Star Wars: Los últimos jedi

Lo que resultaba más frustrante de Star Wars: El despertar de la Fuerza era que planteaba ideas interesantes que, a la hora de la verdad, no iban más allá del mero apunte, como la revisión de la primera trilogía desde una perspectiva puramente mitológica –y la sombra que eso proyectaba sobre sus personajes más jóvenes– o la imposibilidad de repetir un relato tan cargado de inocencia como aquél… Conceptos que Rian Johnson retoma y potencia, con mayor intención y mucho más tino, en Star Wars: Los últimos jedi, que desde sus primeras secuencias se atreve a cuestionar la parálisis nostálgica de la serie, dándole la espalda a las expectativas de los fans para, después, y a partir de esa negación, redimensionar la importancia de la figura que brilla por encima de todas dentro de la trama: Luke Skywalker.

Y no tanto por su gesta climática –que, justo es decirlo, es un sentidísimo homenaje a un mito del cine moderno, y contiene un precioso guiño a La guerra de las galaxias– como por lo esencial que resulta para la propia película que refute su propia importancia, y la de los jedi, en el destino del universo. Habla el granjero pobre de Tatooine, y no el heredero de las enseñanzas de Obi-Wan Kenobi y Yoda, cuando afirma que el control de la Fuerza no debería ser algo exclusivo ni regulado: subyace en su discurso una sacudida de los cimientos de la franquicia de fuerte carga política –y que, en su cuestionamiento de la religión jedi, engarza con las dudas que planteaba George Lucas en la segunda trilogía–, y que se corresponde con el papel fundamental que juegan, dentro del trazado argumental, los personajes (en teoría) secundarios, presentados en esta entrega.
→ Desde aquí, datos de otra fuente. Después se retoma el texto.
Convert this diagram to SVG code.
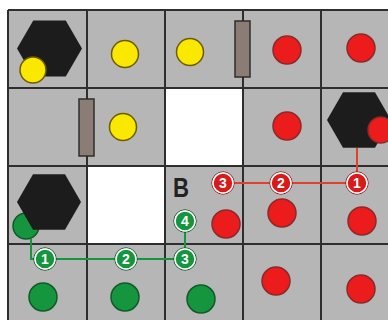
<svg xmlns="http://www.w3.org/2000/svg" width="388" height="320" viewBox="0 0 388 320">
<defs>
<style>
.cell{fill:#b6b6b6}
.white{fill:#ffffff}
.grid{stroke:#2e2e2e;stroke-width:2;fill:none}
.hex{fill:#1c1c1c}
.yel{fill:#fbe800;stroke:#6e5c00;stroke-width:1.5}
.red{fill:#ec1c1c;stroke:#8a2a2a;stroke-width:1.5}
.grn{fill:#16953f;stroke:#0f5a28;stroke-width:1.5}
.bar{fill:#8c7c76;stroke:#2e2e2e;stroke-width:1.5}
.rb{fill:#d91a1a;stroke:#ffffff;stroke-width:1.5}
.rbo{fill:none;stroke:#9a1a1a;stroke-width:1}
.gb{fill:#16953f;stroke:#ffffff;stroke-width:1.5}
.gbo{fill:none;stroke:#0f5a28;stroke-width:1}
.num{font-family:"Liberation Sans",Arial,sans-serif;font-weight:bold;font-size:14px;fill:#ffffff;text-anchor:middle}
.rl{stroke:#e0402c;stroke-width:2;fill:none}
.gl{stroke:#16953f;stroke-width:2;fill:none}
</style>
</defs>
<rect width="388" height="320" fill="#ffffff"/>
<g id="board">
<rect class="cell" x="8" y="10" width="380" height="310"/>
<rect class="white" x="165" y="88" width="78" height="78"/>
<rect class="white" x="87" y="166" width="78" height="78"/>
<path class="grid" d="M8,10 H388 M8,88 H388 M8,166 H388 M8,244 H388 M8,10 V320 M87,10 V320 M165,10 V320 M243,10 V320 M321,10 V320"/>
</g>
<g id="hex1"><polygon class="hex" points="17,48.5 33.25,20.4 65.75,20.4 82,48.5 65.75,76.6 33.25,76.6"/></g>
<g id="hex2"><polygon class="hex" points="327,120 343,92.3 375,92.3 391,120 375,147.7 343,147.7"/></g>
<g id="green-a"><circle class="grn" cx="26" cy="226" r="13"/></g>
<g id="hex3"><polygon class="hex" points="17,202 33,174.3 65,174.3 81,202 65,229.7 33,229.7"/></g>
<g id="bar1"><rect class="bar" x="235" y="21" width="15" height="56"/></g>
<g id="bar2"><rect class="bar" x="79" y="99" width="15" height="57"/></g>
<g id="yellow">
<circle class="yel" cx="33" cy="70" r="13"/>
<circle class="yel" cx="125" cy="54" r="13.5"/>
<circle class="yel" cx="190" cy="52" r="13.5"/>
<circle class="yel" cx="123" cy="127" r="13.5"/>
</g>
<g id="red">
<circle class="red" cx="287" cy="50" r="14"/>
<circle class="red" cx="361" cy="48" r="14"/>
<circle class="red" cx="287" cy="126" r="14"/>
<circle class="red" cx="381" cy="130" r="13"/>
<circle class="red" cx="226" cy="224" r="14"/>
<circle class="red" cx="282" cy="213" r="14"/>
<circle class="red" cx="362" cy="221" r="14"/>
<circle class="red" cx="276" cy="281" r="14"/>
<circle class="red" cx="361" cy="289" r="14"/>
</g>
<g id="green">
<circle class="grn" cx="43" cy="297" r="14"/>
<circle class="grn" cx="125" cy="297" r="14"/>
<circle class="grn" cx="201" cy="299" r="14"/>
</g>
<g id="label-B"><text x="173" y="197" font-family="'Liberation Sans',Arial,sans-serif" font-weight="bold" font-size="28" fill="#222222" textLength="16" lengthAdjust="spacingAndGlyphs">B</text></g>
<g id="connectors">
<path class="rl" d="M357,148 V183 H223"/>
<path class="gl" d="M31,239 V259 H185 V221"/>
</g>
<g id="red-badges">
<g id="r1"><circle class="rbo" cx="357" cy="183" r="11.2"/><circle class="rb" cx="357" cy="183" r="10"/><text class="num" x="357" y="188">1</text></g>
<g id="r2"><circle class="rbo" cx="281" cy="183" r="11.2"/><circle class="rb" cx="281" cy="183" r="10"/><text class="num" x="281" y="188">2</text></g>
<g id="r3"><circle class="rbo" cx="223" cy="183" r="11.2"/><circle class="rb" cx="223" cy="183" r="10"/><text class="num" x="223" y="188">3</text></g>
</g>
<g id="green-badges">
<g id="g1"><circle class="gbo" cx="45" cy="259" r="11.2"/><circle class="gb" cx="45" cy="259" r="10"/><text class="num" x="45" y="264">1</text></g>
<g id="g2"><circle class="gbo" cx="126" cy="259" r="11.2"/><circle class="gb" cx="126" cy="259" r="10"/><text class="num" x="126" y="264">2</text></g>
<g id="g3"><circle class="gbo" cx="185" cy="259" r="11.2"/><circle class="gb" cx="185" cy="259" r="10"/><text class="num" x="185" y="264">3</text></g>
<g id="g4"><circle class="gbo" cx="185" cy="221" r="11.2"/><circle class="gb" cx="185" cy="221" r="10"/><text class="num" x="185" y="226">4</text></g>
</g>
</svg>
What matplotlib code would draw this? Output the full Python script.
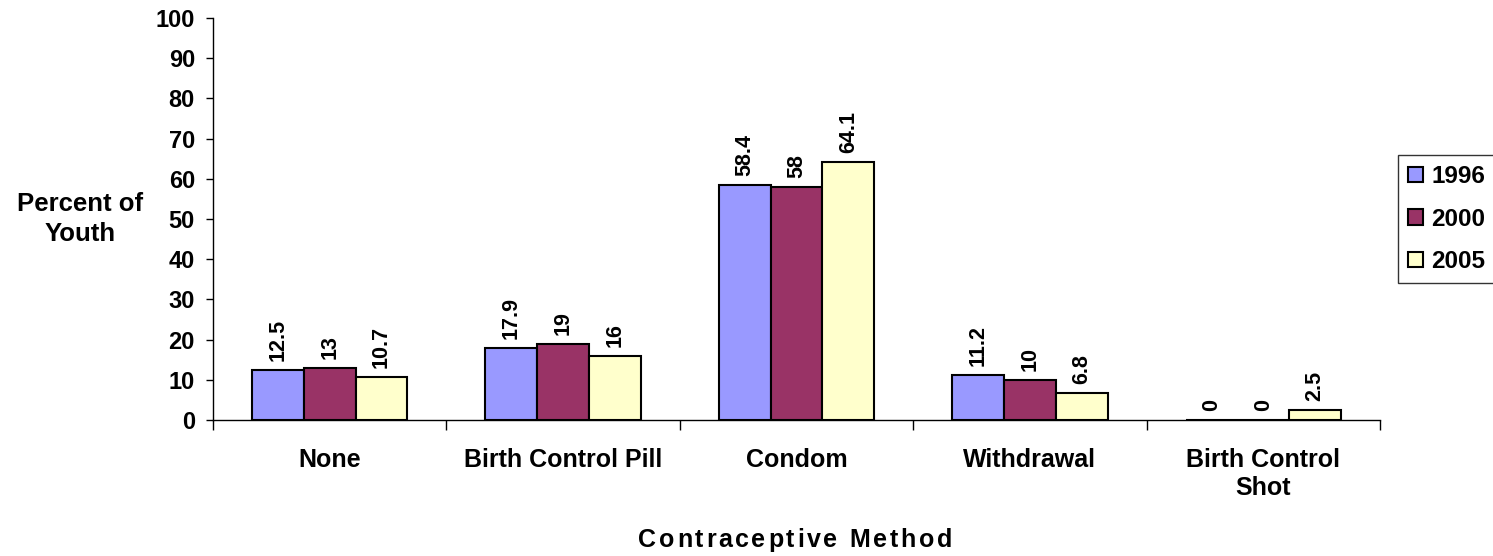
import matplotlib
matplotlib.use("Agg")
import matplotlib.pyplot as plt
from matplotlib.font_manager import FontProperties, findfont, get_font
import numpy as np

categories = ["None", "Birth Control Pill", "Condom", "Withdrawal", "Birth Control\nShot"]
years = ["1996", "2000", "2005"]
values_1996 = [12.5, 17.9, 58.4, 11.2, 0]
values_2000 = [13, 19, 58, 10, 0]
values_2005 = [10.7, 16, 64.1, 6.8, 2.5]
colors = ["#9999FF", "#993366", "#FFFFCC"]

plt.rcParams['font.family'] = ['Liberation Sans', 'DejaVu Sans']
plt.rcParams['font.weight'] = 'bold'

W, H = 1493, 556
fig = plt.figure(figsize=(W / 100, H / 100), dpi=100)
ax = fig.add_axes([0.1427, 0.2446, 0.7816, 0.723])

x = np.arange(len(categories))
w = 0.222
series = [values_1996, values_2000, values_2005]
for i, (vals, col, yr) in enumerate(zip(series, colors, years)):
    bars = ax.bar(x + (i - 1) * w, vals, w, color=col, edgecolor='black',
                  linewidth=1.5, label=yr)
    for b, v in zip(bars, vals):
        ax.annotate(f"{v:g}", (b.get_x() + b.get_width() / 2, b.get_height()),
                    xytext=(0, 6.5), textcoords='offset points', rotation=90,
                    ha='center', va='bottom', fontsize=15.5, fontweight='bold')

ax.set_xlim(-0.5, 4.5)
ax.set_ylim(0, 100)
ax.set_yticks(range(0, 101, 10))
ax.tick_params(axis='y', labelsize=17, length=5, width=1, pad=8)
ax.set_xticks(x)
ax.set_xticklabels(categories, fontsize=18, fontweight='bold')
ax.set_xticks(np.arange(-0.5, 5, 1), minor=True)
ax.tick_params(axis='x', which='major', length=0, pad=20)
ax.tick_params(axis='x', which='minor', length=7, width=1)
for s in ['top', 'right']:
    ax.spines[s].set_visible(False)
for s in ['left', 'bottom']:
    ax.spines[s].set_linewidth(1)

# y label, horizontal, left of the axis
fig.text(80 / W, 1 - 219 / H, "Percent of\nYouth", fontsize=18.5, fontweight='bold',
         ha='center', va='center', linespacing=1.3)

# x label with letter spacing, as in the original
title = "Contraceptive Method"
fsize = 18
font = get_font(findfont(FontProperties(family='Liberation Sans', weight='bold')))
font.set_size(fsize, 100)
adv = [font.load_char(ord(c)).linearHoriAdvance / 65536 for c in title]
spacing = 2.7
total = sum(adv) + spacing * (len(title) - 1)
xpos = 795 - total / 2
for c, a in zip(title, adv):
    fig.text(xpos / W, 9 / H, c, fontsize=fsize, fontweight='bold',
             ha='left', va='baseline')
    xpos += a + spacing

leg = ax.legend(loc='center left', bbox_to_anchor=(1.0154, 0.5), fontsize=17.5,
                frameon=True, fancybox=False, edgecolor='black', borderaxespad=0,
                handlelength=0.6, handleheight=0.6, handletextpad=0.35,
                labelspacing=0.8, borderpad=0.42)
leg.get_frame().set_linewidth(1)

plt.savefig("out.png", dpi=100)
De ahí que, trama principal aparte –en la que vuelven a tener un rol fundamental las relaciones paternofiliales de Kylo Ren (Adam Driver)–, quienes muevan la acción dentro de Los últimos jedi no sean ni Finn (John Boyega) ni Poe Dameron (Oscar Isaac), sino aquellos que les acompañan, respectivamente Rose Tico (Kelly Marie Tran) y Amily Holdo (Laura Dern), lo que no solamente amplía, en el mejor de los sentidos, el universo de Star Wars, sino que además le sirve a Johnson para hacer evolucionar a unos personajes que, la verdad, corrían el peligro de estancarse en los prototipos planteados por Abrams y Lawrence Kasdan. No solo eso, sino que a través de la subtrama del casino de Canto Bight, y la aparición del hacker que interpreta Benicio del Toro –casi un reflejo contemporáneo, y por eso mismo mucho más cínico y desagradable, de Lando Calrissian–, Johnson pone sobre la mesa una moralidad mucho más grisácea, más inquietante, que la de la trilogía original: a día de hoy ya no se pueden repetir un planteamiento tan maniqueo por la sencilla razón de que tenemos una visión más cínica de nuestra propia sociedad.

Por eso tiene tanta importancia el paso adelante que da Luke para defender a la esquilmada Resistencia –otro de los puntos a favor del largometraje: que, un poco como Rogue One: Una historia de Star Wars, plantea una estructura de película bélica, en este caso con huida a la desesperada, inspirada en el Sahara de Zoltan Korda–. Él representa una visión del mundo más ingenua, más optimista, y con su gesto final proyecta un rayo de esperanza a la hora de enfrentarse a la amenaza que supone la Primera Orden. Lo que deriva en ese bellísimo epílogo, que (re)utiliza el “Force Theme” de La guerra de la galaxias –y que tanto identificamos ya con el personaje de Mark Hamill– para darnos a entender su transformación definiva en leyenda, y fuente de inspiración para todos aquellos, como él mismo en su inicios, con sed de aventuras.